Data

The Dataset

Dataset 1+2 of the open competition contains recordings of 47 right-handed volunteers that provided 9477 equations overall. The task is to recognize single equations of unknown writers. Five labelled equations of each test-person can be used as adaptation set. Ground truths are complete equations (like 123+123=246), no character-segmentation is provided.

example equations
This is what you will be able to download after registering:

  • A zipped folder containing 36 subfolders representing persons. Each person-folder contains one folder per recording of that person. Each recording-folder contains two files:
    • sensor_data.csv: Contains the raw time series data of a complete recording of two 3D accelerometers, a 3D gyroscope, a 3D magnetometer and a 1D force sensor sampled at 100 Hz. Furthermore, the last column of the file is a simple sample counter and the first column contains a timestamp indicating when the sample was transmitted to the recording device via Bluetooth. More info on the sensors.
    • labels.csv: Contains the information at which point in time which equation was written. The start and stop columns of the labels.csv file point to the Millis column in the sensor_data.csv file.
  • A Python 3 script read_dataset.py that splits the sensor_data.csv file according to the timestamps given in the corresponding labels.csv file. It also saves the obtained letters and their labels in a pickle file for easier future use. Furthermore, the the code demonstrates how to split 5 equations off as an adaptation set. Look at this file’s source code to understand what’s going on in-depth.
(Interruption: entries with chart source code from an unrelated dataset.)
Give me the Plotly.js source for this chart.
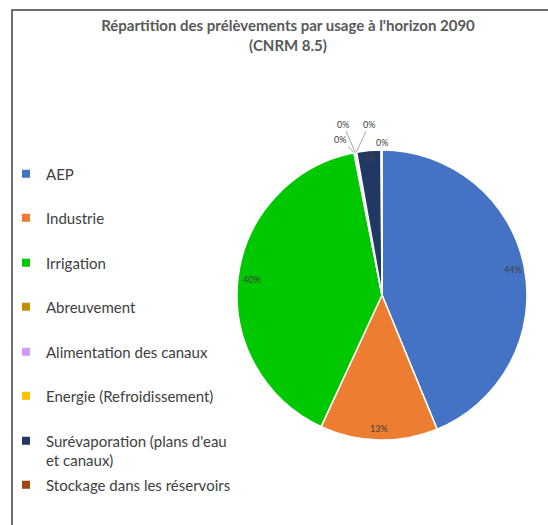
<!DOCTYPE html>
<html>
<head>
<meta charset="utf-8">
<script src="https://cdn.plot.ly/plotly-3.0.1.min.js"></script>
<style>html,body{margin:0;padding:0;background:#fff;}#chart{width:548px;height:525px;}</style>
</head>
<body>
<div id="chart"></div>
<script>
// ---- data ----
const categories = ['AEP', 'Industrie', 'Irrigation', 'Abreuvement', 'Alimentation des canaux',
  'Energie (Refroidissement)', "Surévaporation (plans d'eau et canaux)", 'Stockage dans les réservoirs'];
const legendLabels = ['AEP', 'Industrie', 'Irrigation', 'Abreuvement', 'Alimentation des canaux',
  'Energie (Refroidissement)', "Surévaporation (plans d'eau<br>et canaux)", 'Stockage dans les réservoirs'];
const values = [43.8, 13.1, 40.0, 0.1, 0.1, 0.1, 2.7, 0.1];
const colors = ['#4472C4', '#ED7D31', '#00C800', '#BF9000', '#CC99FF', '#FFC000', '#203864', '#9E480E'];
const titleText = "Répartition des prélèvements par usage à l'horizon 2090<br>(CNRM 8.5)";

// ---- layout constants (px) ----
const W = 548, H = 525;
const cx = 382, cy = 295, R = 145;
const FONT = 'Lato, "Open Sans", sans-serif';
const legendY = [174, 218, 263, 307, 352, 396, 450.5, 485];
// label placement style: inside fraction, or leader offsets
const labelStyle = [
  {f: 0.92}, {f: 0.92}, {f: 0.9},
  {ax: -14, ay: -13}, {ax: -12, ay: -28}, {ax: 13, ay: -28},
  {f: 0.95}, {shift: 8}
];

const total = values.reduce((a, b) => a + b, 0);
const px2x = v => v / W, px2y = v => 1 - v / H;

const traces = [{
  type: 'pie',
  labels: categories,
  values: values,
  sort: false,
  direction: 'clockwise',
  rotation: 0,
  marker: {colors: colors, line: {color: '#ffffff', width: 1.5}},
  textinfo: 'none',
  hoverinfo: 'label+percent',
  showlegend: false,
  domain: {x: [px2x(cx - R), px2x(cx + R)], y: [px2y(cy + R), px2y(cy - R)]}
}];

// legend entries
const layoutLegends = {};
categories.forEach((c, i) => {
  const key = i === 0 ? 'legend' : 'legend' + (i + 1);
  traces.push({
    type: 'scatter', mode: 'markers', x: [null], y: [null],
    name: legendLabels[i], legend: key,
    marker: {symbol: 'square', size: 8, color: colors[i]},
    hoverinfo: 'skip', showlegend: true
  });
  layoutLegends[key] = {
    x: px2x(6), xanchor: 'left', y: px2y(legendY[i]), yanchor: 'middle',
    bgcolor: 'rgba(0,0,0,0)', valign: 'top', itemsizing: 'trace',
    font: {family: FONT, size: 15, color: '#404040'}
  };
});

// percentage labels computed from data
const annotations = [];
let cum = 0;
values.forEach((v, i) => {
  const mid = (cum + v / 2) / total * 2 * Math.PI;
  cum += v;
  const txt = Math.round(v / total * 100) + '%';
  const s = labelStyle[i];
  const base = {text: txt, xref: 'paper', yref: 'paper', xanchor: 'center', yanchor: 'middle',
    font: {family: FONT, size: 9, color: '#404040'}};
  if (s.f !== undefined) {
    annotations.push(Object.assign(base, {
      x: px2x(cx + R * s.f * Math.sin(mid)), y: px2y(cy - R * s.f * Math.cos(mid)),
      showarrow: false}));
  } else if (s.shift !== undefined) {
    annotations.push(Object.assign(base, {
      x: px2x(cx + R * Math.sin(mid)), y: px2y(cy - R * Math.cos(mid)),
      showarrow: false, yshift: s.shift}));
  } else {
    annotations.push(Object.assign(base, {
      x: px2x(cx + R * Math.sin(mid)), y: px2y(cy - R * Math.cos(mid)),
      showarrow: true, arrowhead: 0, arrowwidth: 1, arrowcolor: '#a6a6a6',
      ax: s.ax, ay: s.ay, standoff: 0, startstandoff: 0}));
  }
});

const layout = Object.assign({
  width: W, height: H,
  margin: {l: 0, r: 0, t: 0, b: 0},
  paper_bgcolor: '#ffffff', plot_bgcolor: '#ffffff',
  title: {text: titleText, x: px2x(288), xanchor: 'center', y: px2y(31), yanchor: 'top',
    font: {family: FONT, size: 15, color: '#595959', weight: 'bold'}},
  xaxis: {visible: false}, yaxis: {visible: false},
  annotations: annotations,
  shapes: [{type: 'path', xref: 'paper', yref: 'paper',
    path: `M ${px2x(12)} ${px2y(525)} L ${px2x(12)} ${px2y(10)} L ${px2x(548)} ${px2y(10)}`,
    line: {color: '#404040', width: 1.5}}]
}, layoutLegends);

Plotly.newPlot('chart', traces, layout, {displayModeBar: false, staticPlot: true});
</script>
</body>
</html>
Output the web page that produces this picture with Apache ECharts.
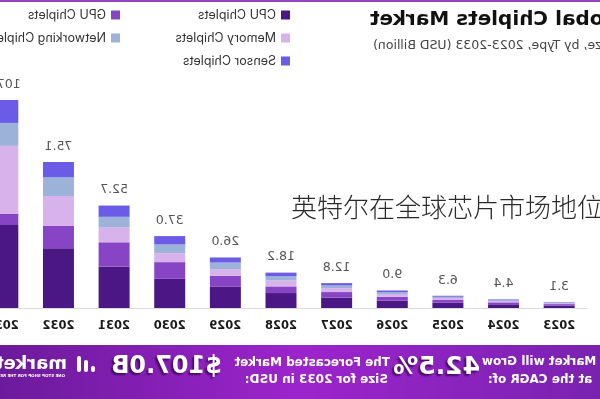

Additional info on the dataset:

  • There will be a second data release in ~May 2021 (having additional equations written by new volunteers)
  • The equations are not segmented into the single characters they’re made up of
  • The alphabet of the equations consists of the following characters:
    Digits: 0,1,2,3,4,5,6,7,8,9
    Operators: =,+,-,·,: (the last ones are used for multiplication/division in Germany)
  • The equations are not mathematically correct to prevent you from calculating the result
  • It is not forbidden to use publicly available DigiPen data in addition to the challenge dataset but we do not encourage it.

How to evaluate?

  • Your algorithm will be tested with data of secret writers.
  • Your algorithm will receive 5 labelled equations of each secret writer right before the evaluation to automatically adapt your pipeline to this person’s gripping position and writing style.
  • More info on what and how to submit can be found here.

Data Acquisition

To obtain the sensor data we provide for this challenge, we implemented a recording app that connects to a DigiPen and tells the volunteers which equation to write. These are some of the constraints that were met during the recordings:

  • The recordings were conducted sitting on a chair in front of a table.
  • The writing surface was horizontal.
  • Normal, white paper sheets (about 80g/m^2) were used to write upon.
  • The sheet was padded by five additional sheets.
  • There was no guideline concerning the size of the handwriting. The subjects were asked to use a size that is natural for them.
  • There was no guideline concerning the way of holding the pen. The subjects were asked to use a position that is natural for them.
  • The volunteers were asked to make sure the STABILO logo faces up to avert different pen orientations.
  • Participants could choose freely between print and cursive writing styles.
  • Only right-handed recordings are released during this challenge.